[Task]:
Go through the data below. List every line that holds the word "document".

[Dataset section]:
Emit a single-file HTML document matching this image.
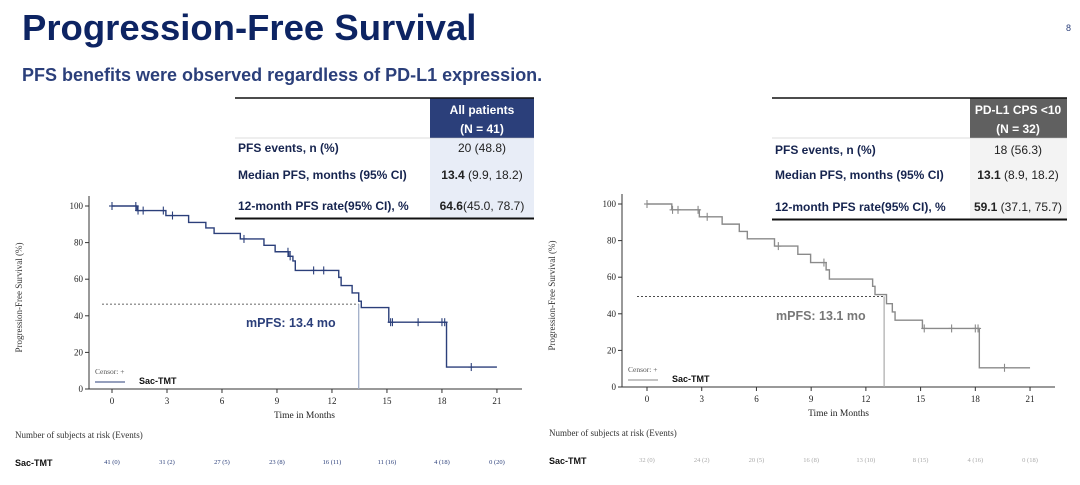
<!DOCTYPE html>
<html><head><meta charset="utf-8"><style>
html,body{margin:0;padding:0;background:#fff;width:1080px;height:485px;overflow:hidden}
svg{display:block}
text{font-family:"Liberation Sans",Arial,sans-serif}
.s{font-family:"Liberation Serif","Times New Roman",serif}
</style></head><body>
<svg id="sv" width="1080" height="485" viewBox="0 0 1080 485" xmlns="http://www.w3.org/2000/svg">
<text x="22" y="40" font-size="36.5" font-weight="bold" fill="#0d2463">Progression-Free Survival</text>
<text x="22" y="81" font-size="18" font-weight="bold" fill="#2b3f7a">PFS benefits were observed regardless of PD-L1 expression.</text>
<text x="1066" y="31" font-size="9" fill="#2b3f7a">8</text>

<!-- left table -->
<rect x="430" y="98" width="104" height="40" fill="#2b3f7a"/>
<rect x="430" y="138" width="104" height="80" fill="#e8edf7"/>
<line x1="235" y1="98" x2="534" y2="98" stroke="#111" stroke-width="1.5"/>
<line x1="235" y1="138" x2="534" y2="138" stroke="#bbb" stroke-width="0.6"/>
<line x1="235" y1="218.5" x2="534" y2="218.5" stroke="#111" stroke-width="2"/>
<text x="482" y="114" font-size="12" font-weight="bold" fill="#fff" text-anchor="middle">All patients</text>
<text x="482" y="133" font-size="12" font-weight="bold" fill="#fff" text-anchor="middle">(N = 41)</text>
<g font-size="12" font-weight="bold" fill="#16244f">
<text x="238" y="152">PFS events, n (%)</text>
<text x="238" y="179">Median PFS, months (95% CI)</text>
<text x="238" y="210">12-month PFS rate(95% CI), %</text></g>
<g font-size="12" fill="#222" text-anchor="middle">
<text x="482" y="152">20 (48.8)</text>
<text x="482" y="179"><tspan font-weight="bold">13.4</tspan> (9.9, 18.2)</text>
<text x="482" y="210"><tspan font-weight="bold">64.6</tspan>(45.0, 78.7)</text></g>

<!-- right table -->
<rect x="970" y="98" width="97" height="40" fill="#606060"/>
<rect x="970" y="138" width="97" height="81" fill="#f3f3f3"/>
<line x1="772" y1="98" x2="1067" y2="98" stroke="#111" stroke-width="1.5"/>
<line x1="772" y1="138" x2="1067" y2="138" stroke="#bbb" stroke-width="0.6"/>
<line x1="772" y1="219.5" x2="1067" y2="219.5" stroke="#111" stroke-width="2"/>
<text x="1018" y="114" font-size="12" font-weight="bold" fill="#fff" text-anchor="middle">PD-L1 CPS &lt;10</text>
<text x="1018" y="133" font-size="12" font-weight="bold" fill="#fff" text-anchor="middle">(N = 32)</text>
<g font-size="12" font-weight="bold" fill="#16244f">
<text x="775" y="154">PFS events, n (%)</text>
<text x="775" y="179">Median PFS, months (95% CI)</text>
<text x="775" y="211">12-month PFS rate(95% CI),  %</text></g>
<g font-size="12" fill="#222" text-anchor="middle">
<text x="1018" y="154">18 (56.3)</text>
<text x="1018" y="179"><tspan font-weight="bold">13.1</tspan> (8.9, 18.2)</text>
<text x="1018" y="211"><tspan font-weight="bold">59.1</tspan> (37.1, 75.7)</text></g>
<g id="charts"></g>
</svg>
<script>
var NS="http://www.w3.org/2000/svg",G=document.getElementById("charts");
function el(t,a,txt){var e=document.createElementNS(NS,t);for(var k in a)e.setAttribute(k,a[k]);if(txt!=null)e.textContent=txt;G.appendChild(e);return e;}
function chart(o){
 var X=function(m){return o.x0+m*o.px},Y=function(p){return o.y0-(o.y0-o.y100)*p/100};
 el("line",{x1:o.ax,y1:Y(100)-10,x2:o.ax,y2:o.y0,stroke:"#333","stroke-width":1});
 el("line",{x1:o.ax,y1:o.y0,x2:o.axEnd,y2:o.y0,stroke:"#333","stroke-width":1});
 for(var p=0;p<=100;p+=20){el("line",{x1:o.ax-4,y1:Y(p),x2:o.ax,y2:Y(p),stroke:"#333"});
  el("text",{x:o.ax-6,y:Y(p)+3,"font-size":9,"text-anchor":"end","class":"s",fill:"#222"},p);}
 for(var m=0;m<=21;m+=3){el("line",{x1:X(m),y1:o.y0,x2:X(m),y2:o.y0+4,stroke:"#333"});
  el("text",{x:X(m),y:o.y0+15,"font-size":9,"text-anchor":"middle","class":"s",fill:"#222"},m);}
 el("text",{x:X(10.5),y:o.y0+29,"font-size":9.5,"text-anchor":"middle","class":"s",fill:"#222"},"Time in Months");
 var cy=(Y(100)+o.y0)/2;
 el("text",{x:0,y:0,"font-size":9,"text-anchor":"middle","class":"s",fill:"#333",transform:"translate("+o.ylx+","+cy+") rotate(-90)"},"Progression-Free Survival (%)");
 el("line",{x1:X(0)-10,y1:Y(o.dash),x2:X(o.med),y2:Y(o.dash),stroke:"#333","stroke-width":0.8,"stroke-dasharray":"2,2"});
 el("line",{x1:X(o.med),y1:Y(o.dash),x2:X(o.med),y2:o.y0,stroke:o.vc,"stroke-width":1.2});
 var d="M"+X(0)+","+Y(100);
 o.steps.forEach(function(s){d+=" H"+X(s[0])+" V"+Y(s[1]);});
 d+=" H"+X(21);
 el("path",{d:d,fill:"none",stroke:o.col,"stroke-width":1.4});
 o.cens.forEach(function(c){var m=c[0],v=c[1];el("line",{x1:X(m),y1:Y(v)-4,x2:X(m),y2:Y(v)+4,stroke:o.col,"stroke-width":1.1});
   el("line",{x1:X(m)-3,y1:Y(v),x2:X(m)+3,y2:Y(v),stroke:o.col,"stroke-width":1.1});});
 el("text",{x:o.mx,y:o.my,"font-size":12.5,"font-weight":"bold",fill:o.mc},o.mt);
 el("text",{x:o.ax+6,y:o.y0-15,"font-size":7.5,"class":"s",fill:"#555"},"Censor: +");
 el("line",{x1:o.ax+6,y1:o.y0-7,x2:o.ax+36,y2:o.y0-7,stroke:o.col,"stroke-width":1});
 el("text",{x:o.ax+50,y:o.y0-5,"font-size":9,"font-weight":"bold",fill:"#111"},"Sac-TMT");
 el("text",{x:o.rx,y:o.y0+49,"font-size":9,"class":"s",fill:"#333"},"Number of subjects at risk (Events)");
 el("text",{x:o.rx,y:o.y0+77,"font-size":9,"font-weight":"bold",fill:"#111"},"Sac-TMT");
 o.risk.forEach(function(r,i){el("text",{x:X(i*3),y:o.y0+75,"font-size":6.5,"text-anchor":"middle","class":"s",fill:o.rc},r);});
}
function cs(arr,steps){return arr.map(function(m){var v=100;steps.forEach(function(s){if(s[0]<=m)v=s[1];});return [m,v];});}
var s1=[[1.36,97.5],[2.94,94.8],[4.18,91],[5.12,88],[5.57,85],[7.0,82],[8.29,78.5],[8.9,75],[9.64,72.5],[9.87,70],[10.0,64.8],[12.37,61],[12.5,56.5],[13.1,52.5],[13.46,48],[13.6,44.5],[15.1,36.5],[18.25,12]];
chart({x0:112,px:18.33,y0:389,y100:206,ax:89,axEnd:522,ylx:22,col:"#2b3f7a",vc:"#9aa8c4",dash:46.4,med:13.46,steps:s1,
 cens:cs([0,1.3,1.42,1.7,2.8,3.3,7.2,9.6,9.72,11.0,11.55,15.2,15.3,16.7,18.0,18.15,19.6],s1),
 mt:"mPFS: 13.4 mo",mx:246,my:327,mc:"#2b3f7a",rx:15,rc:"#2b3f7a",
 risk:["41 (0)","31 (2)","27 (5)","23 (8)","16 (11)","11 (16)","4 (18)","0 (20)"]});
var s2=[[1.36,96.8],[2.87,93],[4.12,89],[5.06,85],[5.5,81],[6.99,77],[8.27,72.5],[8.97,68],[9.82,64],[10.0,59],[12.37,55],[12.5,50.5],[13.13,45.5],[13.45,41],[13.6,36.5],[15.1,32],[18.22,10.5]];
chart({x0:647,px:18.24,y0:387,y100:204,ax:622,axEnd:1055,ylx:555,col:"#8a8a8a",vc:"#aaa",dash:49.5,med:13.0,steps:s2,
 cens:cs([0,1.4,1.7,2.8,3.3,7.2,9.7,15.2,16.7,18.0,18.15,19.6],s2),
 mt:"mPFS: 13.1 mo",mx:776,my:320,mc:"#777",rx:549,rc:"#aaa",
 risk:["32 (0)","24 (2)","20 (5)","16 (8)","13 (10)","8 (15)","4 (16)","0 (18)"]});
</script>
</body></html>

[The reply]:
Emit a single-file HTML document matching this image.
var NS="http://www.w3.org/2000/svg",G=document.getElementById("charts");
function el(t,a,txt){var e=document.createElementNS(NS,t);for(var k in a)e.setAttribute(k,a[k]);if(txt!=null)e.textContent=txt;G.appendChild(e);return e;}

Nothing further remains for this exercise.